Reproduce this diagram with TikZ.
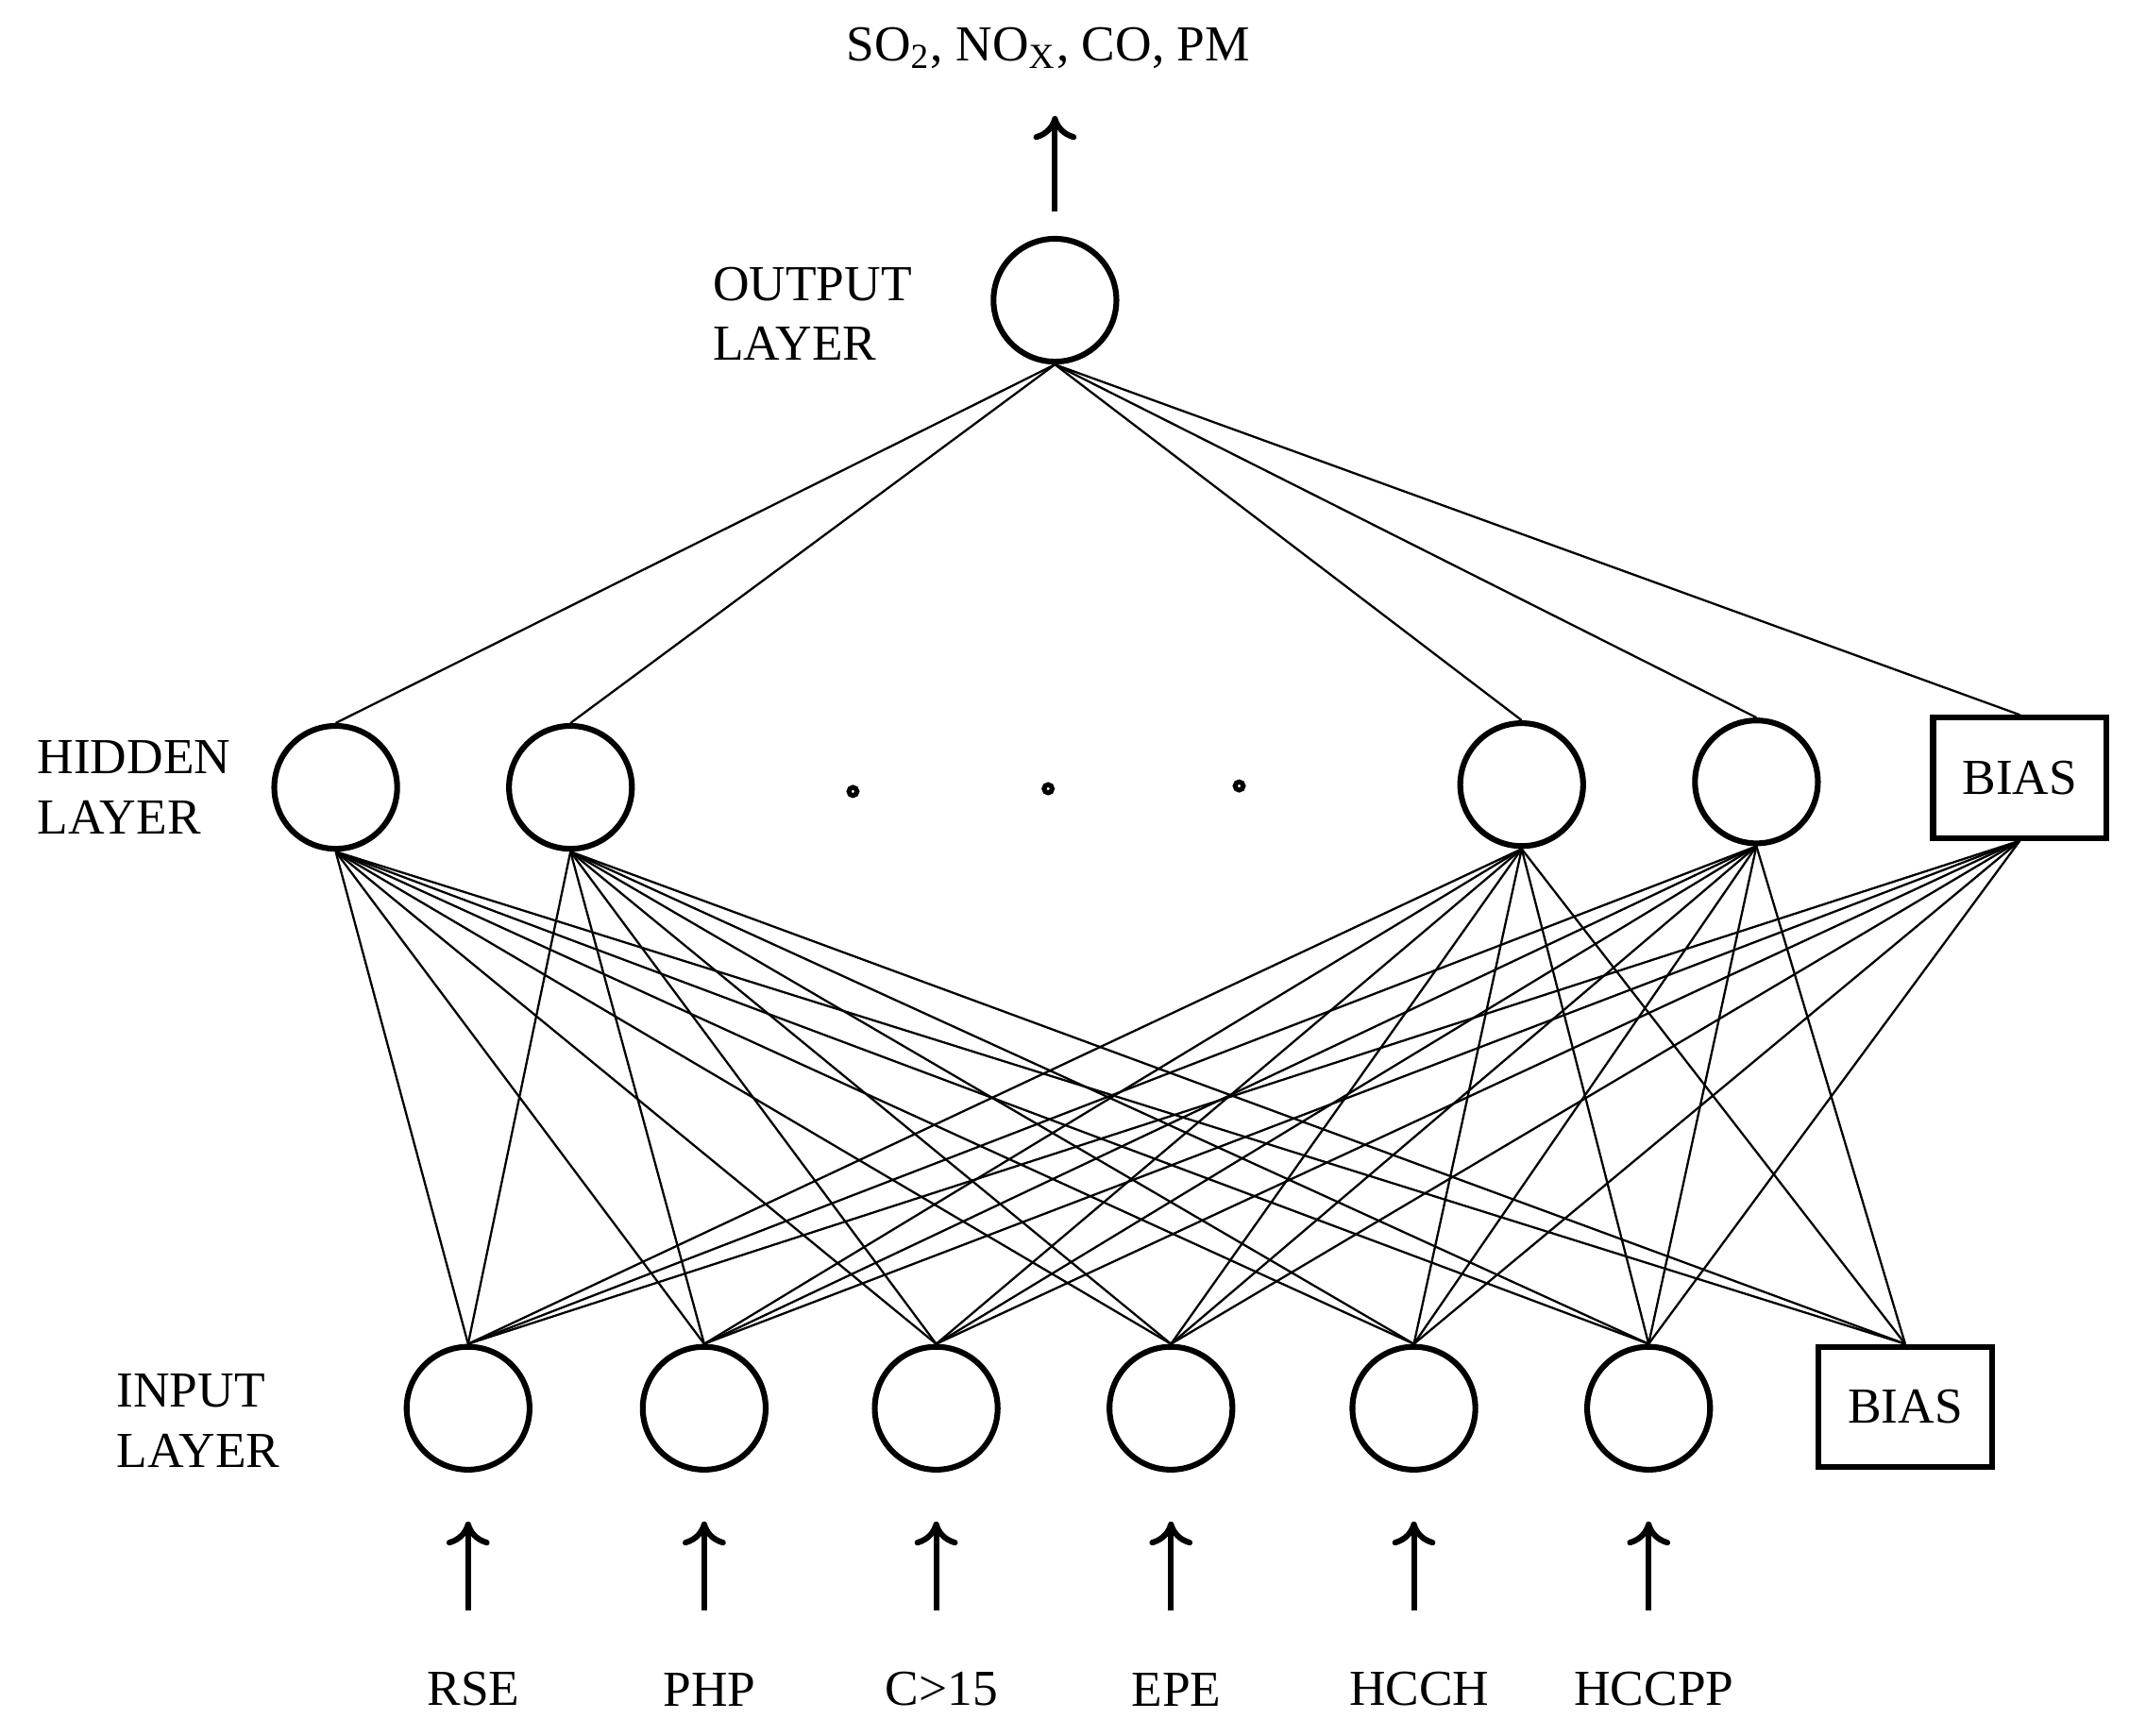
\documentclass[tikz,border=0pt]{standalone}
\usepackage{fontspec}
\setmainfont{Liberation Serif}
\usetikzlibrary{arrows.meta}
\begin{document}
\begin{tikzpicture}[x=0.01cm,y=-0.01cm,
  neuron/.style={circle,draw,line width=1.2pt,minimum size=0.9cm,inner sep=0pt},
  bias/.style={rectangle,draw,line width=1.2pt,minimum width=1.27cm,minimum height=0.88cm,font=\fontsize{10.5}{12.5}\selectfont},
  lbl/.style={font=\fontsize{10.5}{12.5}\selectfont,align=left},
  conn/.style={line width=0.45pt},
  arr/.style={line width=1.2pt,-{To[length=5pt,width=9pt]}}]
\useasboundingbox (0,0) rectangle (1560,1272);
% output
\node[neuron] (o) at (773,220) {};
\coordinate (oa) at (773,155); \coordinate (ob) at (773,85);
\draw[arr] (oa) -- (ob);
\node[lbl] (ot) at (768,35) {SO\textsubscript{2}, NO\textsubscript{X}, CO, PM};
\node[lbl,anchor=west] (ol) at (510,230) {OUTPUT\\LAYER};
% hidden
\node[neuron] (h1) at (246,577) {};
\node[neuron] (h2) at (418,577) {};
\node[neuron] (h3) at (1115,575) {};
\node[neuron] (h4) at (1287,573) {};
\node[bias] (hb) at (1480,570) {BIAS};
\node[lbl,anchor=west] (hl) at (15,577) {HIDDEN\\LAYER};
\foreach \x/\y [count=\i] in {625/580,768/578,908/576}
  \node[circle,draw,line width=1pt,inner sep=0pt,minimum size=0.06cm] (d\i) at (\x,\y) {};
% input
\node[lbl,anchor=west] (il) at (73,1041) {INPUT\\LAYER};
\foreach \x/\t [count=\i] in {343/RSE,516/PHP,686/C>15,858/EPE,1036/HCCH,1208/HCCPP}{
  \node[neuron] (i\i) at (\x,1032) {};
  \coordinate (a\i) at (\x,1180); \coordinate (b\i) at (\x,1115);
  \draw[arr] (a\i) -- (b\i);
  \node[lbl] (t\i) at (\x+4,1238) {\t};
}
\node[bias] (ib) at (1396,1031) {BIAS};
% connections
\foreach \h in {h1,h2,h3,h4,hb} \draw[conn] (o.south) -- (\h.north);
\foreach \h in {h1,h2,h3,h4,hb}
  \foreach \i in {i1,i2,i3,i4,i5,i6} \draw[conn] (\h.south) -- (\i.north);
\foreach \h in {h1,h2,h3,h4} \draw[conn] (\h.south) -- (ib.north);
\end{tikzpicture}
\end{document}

--

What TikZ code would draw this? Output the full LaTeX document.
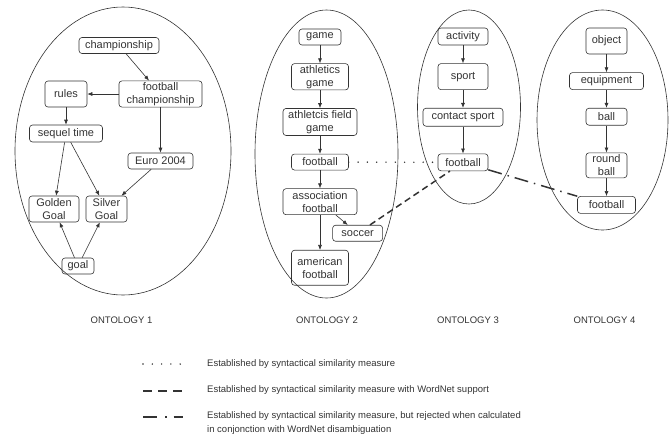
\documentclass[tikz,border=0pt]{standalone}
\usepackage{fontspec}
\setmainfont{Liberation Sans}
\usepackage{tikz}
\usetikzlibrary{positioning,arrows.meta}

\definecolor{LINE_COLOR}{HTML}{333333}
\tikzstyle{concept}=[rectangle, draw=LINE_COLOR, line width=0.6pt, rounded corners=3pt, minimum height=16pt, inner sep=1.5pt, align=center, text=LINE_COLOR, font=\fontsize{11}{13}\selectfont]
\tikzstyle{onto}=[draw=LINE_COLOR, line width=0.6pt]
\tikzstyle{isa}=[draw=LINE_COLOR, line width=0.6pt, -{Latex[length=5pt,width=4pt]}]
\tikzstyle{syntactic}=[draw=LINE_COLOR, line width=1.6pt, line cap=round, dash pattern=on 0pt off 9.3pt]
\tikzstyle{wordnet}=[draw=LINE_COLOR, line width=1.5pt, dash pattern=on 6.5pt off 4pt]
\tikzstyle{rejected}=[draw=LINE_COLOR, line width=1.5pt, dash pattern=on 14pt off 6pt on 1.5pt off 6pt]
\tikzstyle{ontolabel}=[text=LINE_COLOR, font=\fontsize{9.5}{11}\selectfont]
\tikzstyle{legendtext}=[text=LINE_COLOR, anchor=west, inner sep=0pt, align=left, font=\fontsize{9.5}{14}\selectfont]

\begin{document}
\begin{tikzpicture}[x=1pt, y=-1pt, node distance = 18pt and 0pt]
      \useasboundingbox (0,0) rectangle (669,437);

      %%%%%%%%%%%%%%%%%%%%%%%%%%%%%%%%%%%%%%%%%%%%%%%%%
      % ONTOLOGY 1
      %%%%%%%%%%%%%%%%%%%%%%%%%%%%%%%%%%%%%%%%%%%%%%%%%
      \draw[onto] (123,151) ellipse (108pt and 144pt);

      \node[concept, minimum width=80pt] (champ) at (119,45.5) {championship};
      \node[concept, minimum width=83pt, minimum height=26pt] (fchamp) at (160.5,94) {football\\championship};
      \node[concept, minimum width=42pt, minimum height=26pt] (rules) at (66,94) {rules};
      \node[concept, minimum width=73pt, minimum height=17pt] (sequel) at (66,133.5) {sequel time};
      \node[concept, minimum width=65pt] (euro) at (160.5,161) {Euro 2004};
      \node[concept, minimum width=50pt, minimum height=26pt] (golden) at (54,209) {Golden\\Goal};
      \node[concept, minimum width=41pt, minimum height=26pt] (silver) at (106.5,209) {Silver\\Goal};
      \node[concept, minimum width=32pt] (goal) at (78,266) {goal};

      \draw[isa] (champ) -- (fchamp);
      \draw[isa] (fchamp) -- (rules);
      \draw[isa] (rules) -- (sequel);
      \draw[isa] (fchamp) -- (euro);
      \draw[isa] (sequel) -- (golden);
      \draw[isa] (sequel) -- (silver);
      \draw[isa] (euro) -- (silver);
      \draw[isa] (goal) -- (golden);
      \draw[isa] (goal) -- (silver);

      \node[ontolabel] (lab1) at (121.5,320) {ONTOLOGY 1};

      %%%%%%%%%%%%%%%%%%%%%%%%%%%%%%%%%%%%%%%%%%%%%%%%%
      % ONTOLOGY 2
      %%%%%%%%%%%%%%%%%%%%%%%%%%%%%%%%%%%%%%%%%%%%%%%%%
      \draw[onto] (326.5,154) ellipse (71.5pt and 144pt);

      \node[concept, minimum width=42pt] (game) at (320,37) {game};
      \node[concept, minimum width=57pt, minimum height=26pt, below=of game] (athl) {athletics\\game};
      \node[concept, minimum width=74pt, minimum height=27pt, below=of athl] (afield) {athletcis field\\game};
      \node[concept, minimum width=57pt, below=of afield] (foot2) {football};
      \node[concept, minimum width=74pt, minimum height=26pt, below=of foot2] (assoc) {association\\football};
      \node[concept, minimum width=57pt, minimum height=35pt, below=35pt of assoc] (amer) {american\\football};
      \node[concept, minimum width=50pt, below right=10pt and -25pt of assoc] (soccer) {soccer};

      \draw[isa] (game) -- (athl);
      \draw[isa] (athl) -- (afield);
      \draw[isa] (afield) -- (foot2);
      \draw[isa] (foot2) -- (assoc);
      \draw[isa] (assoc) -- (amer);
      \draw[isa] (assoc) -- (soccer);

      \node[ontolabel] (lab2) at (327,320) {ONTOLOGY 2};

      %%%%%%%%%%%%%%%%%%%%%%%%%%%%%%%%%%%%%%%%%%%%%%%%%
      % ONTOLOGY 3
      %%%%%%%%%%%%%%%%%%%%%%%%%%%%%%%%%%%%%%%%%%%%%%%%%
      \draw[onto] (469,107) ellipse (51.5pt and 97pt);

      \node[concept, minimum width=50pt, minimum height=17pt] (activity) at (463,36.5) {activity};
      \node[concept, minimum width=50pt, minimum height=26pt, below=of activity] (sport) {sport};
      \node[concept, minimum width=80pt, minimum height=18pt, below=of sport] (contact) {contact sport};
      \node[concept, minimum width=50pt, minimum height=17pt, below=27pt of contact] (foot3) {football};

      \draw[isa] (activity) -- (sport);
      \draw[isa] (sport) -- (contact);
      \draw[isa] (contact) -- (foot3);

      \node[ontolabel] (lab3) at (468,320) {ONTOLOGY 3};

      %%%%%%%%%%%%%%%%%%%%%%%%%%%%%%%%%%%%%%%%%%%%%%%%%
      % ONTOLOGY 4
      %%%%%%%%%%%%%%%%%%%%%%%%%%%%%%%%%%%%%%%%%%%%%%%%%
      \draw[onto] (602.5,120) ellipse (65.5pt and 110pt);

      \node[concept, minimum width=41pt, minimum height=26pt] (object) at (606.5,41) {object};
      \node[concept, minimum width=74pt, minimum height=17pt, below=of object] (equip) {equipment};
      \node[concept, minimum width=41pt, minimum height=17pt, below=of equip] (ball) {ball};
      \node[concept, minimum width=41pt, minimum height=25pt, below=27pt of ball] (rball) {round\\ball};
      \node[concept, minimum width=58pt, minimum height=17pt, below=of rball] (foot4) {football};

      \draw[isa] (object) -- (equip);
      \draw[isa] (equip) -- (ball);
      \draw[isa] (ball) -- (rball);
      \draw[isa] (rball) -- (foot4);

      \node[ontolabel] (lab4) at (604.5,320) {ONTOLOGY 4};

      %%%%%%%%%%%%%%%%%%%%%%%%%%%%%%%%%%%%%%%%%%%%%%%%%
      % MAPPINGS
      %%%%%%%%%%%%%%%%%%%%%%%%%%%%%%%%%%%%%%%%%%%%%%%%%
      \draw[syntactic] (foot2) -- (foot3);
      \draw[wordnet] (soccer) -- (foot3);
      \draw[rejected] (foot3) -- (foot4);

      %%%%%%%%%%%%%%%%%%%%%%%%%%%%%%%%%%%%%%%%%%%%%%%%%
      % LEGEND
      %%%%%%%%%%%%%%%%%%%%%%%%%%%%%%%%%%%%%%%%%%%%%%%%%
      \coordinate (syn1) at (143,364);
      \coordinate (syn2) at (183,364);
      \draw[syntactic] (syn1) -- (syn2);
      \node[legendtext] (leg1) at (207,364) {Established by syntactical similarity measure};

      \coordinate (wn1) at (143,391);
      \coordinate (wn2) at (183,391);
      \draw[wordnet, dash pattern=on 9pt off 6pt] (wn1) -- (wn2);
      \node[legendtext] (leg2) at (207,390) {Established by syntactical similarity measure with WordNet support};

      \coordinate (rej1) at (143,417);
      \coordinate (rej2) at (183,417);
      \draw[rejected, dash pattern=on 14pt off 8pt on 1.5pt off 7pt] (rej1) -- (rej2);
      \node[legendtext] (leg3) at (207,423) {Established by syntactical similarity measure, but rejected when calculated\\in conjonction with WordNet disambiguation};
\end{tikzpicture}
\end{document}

* * *

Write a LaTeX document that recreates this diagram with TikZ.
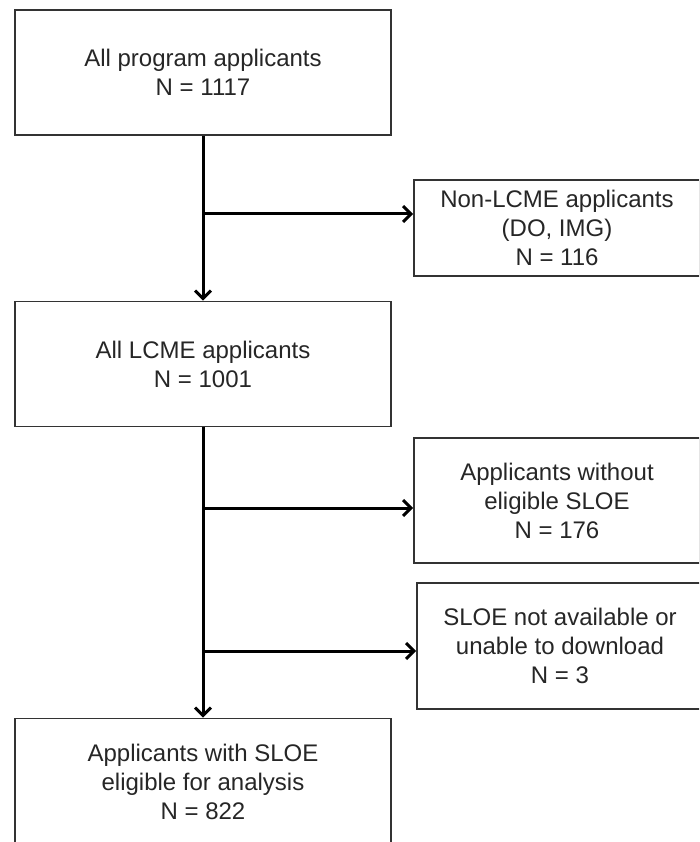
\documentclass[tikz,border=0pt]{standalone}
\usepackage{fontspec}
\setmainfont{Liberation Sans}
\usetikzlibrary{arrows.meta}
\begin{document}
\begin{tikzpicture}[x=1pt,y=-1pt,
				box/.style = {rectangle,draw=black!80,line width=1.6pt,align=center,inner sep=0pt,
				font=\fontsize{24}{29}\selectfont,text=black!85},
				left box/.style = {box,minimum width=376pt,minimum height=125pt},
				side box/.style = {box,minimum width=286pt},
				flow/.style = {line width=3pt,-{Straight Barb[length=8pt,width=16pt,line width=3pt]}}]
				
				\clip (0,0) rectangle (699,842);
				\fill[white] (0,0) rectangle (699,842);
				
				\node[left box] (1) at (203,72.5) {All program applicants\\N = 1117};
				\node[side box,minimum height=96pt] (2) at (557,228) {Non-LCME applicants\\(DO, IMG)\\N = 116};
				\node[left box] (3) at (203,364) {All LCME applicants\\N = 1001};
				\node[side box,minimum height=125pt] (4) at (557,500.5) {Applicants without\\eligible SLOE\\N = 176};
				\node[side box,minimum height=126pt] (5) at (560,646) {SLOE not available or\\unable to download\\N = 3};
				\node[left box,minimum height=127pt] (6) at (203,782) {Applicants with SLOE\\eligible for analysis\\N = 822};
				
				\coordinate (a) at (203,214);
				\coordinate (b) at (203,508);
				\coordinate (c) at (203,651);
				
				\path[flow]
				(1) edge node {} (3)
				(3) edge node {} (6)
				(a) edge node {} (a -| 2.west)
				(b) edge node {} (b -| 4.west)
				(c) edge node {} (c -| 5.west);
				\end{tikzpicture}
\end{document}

▶ **Task prompt**: Using the data above, print only the lines starting at the one with "What TikZ code" and ending at the one with "(108pt and 144pt);", exactly as they stand, minus the pictures.

▶ **Answer for the task**:
What TikZ code would draw this? Output the full LaTeX document.
\documentclass[tikz,border=0pt]{standalone}
\usepackage{fontspec}
\setmainfont{Liberation Sans}
\usepackage{tikz}
\usetikzlibrary{positioning,arrows.meta}

\definecolor{LINE_COLOR}{HTML}{333333}
\tikzstyle{concept}=[rectangle, draw=LINE_COLOR, line width=0.6pt, rounded corners=3pt, minimum height=16pt, inner sep=1.5pt, align=center, text=LINE_COLOR, font=\fontsize{11}{13}\selectfont]
\tikzstyle{onto}=[draw=LINE_COLOR, line width=0.6pt]
\tikzstyle{isa}=[draw=LINE_COLOR, line width=0.6pt, -{Latex[length=5pt,width=4pt]}]
\tikzstyle{syntactic}=[draw=LINE_COLOR, line width=1.6pt, line cap=round, dash pattern=on 0pt off 9.3pt]
\tikzstyle{wordnet}=[draw=LINE_COLOR, line width=1.5pt, dash pattern=on 6.5pt off 4pt]
\tikzstyle{rejected}=[draw=LINE_COLOR, line width=1.5pt, dash pattern=on 14pt off 6pt on 1.5pt off 6pt]
\tikzstyle{ontolabel}=[text=LINE_COLOR, font=\fontsize{9.5}{11}\selectfont]
\tikzstyle{legendtext}=[text=LINE_COLOR, anchor=west, inner sep=0pt, align=left, font=\fontsize{9.5}{14}\selectfont]

\begin{document}
\begin{tikzpicture}[x=1pt, y=-1pt, node distance = 18pt and 0pt]
      \useasboundingbox (0,0) rectangle (669,437);

      %%%%%%%%%%%%%%%%%%%%%%%%%%%%%%%%%%%%%%%%%%%%%%%%%
      % ONTOLOGY 1
      %%%%%%%%%%%%%%%%%%%%%%%%%%%%%%%%%%%%%%%%%%%%%%%%%
      \draw[onto] (123,151) ellipse (108pt and 144pt);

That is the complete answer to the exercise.